● Aim: Everything from the first line down to the line containing "import numpy as np" is to be retyped exactly, both ends included, with pictures left out.

● Collected data:
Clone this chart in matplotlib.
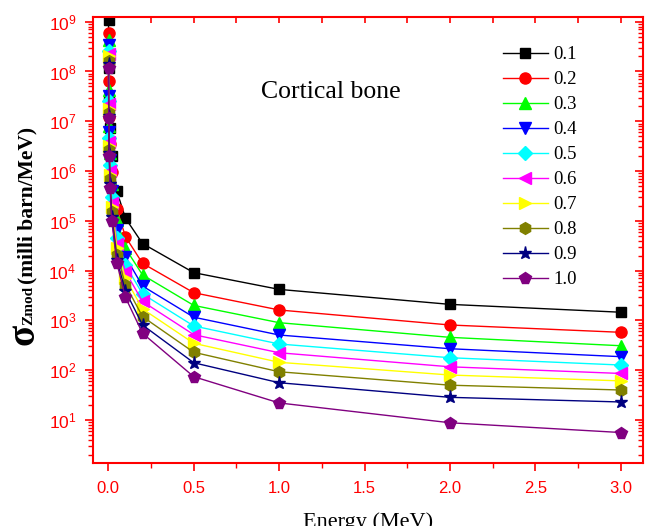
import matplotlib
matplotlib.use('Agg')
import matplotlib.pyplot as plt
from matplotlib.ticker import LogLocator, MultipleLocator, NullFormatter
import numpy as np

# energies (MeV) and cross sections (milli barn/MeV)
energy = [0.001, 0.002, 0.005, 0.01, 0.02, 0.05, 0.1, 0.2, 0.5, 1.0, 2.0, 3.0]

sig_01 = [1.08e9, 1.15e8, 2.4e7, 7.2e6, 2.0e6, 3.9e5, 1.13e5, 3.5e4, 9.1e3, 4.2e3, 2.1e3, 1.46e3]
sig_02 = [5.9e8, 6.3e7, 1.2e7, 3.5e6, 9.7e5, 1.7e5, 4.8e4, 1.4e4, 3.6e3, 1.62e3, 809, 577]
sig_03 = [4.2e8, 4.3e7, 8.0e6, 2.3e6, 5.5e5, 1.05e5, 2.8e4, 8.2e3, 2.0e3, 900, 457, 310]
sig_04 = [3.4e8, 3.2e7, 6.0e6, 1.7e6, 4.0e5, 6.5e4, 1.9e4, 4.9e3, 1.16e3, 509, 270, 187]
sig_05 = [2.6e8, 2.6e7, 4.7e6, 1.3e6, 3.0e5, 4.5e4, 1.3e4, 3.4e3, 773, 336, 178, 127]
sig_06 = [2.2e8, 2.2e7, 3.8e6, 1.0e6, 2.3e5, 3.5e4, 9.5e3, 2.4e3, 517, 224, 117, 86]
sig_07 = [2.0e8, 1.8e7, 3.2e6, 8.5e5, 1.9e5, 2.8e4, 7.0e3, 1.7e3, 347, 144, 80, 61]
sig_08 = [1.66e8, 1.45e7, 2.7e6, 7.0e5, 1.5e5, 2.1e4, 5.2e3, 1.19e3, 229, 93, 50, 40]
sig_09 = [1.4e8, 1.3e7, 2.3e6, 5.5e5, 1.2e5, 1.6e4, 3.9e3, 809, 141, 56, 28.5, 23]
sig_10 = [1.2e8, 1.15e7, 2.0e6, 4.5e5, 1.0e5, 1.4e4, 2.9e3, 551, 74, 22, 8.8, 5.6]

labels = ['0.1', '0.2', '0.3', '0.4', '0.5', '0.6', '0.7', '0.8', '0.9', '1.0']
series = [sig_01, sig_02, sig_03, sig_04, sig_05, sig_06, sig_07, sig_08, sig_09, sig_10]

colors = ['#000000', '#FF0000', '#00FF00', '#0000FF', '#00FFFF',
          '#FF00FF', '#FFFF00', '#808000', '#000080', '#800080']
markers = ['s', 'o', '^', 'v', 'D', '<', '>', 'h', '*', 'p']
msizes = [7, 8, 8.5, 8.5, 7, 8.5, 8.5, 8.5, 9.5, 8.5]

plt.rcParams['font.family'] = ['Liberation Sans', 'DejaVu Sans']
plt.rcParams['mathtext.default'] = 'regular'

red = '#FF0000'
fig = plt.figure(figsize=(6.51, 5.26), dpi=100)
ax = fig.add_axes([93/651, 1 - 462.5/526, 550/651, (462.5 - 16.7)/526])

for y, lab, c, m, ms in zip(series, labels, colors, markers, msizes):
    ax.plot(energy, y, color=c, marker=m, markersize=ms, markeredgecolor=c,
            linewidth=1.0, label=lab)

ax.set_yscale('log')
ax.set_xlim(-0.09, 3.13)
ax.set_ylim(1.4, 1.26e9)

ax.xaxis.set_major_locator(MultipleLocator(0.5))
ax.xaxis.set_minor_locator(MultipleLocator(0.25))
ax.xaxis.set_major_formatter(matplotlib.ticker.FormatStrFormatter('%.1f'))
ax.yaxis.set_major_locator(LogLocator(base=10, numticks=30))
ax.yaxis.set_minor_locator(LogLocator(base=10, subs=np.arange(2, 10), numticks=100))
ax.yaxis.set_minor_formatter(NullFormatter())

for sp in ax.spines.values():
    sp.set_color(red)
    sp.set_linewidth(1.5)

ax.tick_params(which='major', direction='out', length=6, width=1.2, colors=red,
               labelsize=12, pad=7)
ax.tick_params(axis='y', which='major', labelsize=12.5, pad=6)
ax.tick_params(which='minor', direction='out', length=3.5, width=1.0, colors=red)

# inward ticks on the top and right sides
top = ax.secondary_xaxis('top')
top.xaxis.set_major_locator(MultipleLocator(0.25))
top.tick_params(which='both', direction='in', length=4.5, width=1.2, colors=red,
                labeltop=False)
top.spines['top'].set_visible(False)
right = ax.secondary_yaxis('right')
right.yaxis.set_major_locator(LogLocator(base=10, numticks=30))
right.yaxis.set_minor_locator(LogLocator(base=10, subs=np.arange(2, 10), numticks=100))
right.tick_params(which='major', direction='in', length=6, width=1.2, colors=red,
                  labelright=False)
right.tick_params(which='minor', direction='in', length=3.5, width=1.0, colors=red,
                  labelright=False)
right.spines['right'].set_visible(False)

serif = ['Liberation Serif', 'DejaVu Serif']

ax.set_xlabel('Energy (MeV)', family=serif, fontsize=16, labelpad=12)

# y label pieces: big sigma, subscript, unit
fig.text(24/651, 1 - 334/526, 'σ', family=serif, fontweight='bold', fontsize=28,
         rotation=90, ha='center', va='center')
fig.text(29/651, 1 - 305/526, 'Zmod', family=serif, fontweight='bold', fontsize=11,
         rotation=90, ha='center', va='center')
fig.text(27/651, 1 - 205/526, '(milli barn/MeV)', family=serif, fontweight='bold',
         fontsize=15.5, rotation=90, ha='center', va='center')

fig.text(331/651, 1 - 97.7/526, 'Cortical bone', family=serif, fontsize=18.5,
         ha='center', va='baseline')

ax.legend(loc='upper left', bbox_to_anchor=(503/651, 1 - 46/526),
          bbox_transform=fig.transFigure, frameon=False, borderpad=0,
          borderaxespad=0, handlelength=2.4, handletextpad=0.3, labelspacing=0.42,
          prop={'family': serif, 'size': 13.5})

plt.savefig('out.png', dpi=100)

● Answer to this problem:
Clone this chart in matplotlib.
import matplotlib
matplotlib.use('Agg')
import matplotlib.pyplot as plt
from matplotlib.ticker import LogLocator, MultipleLocator, NullFormatter
import numpy as np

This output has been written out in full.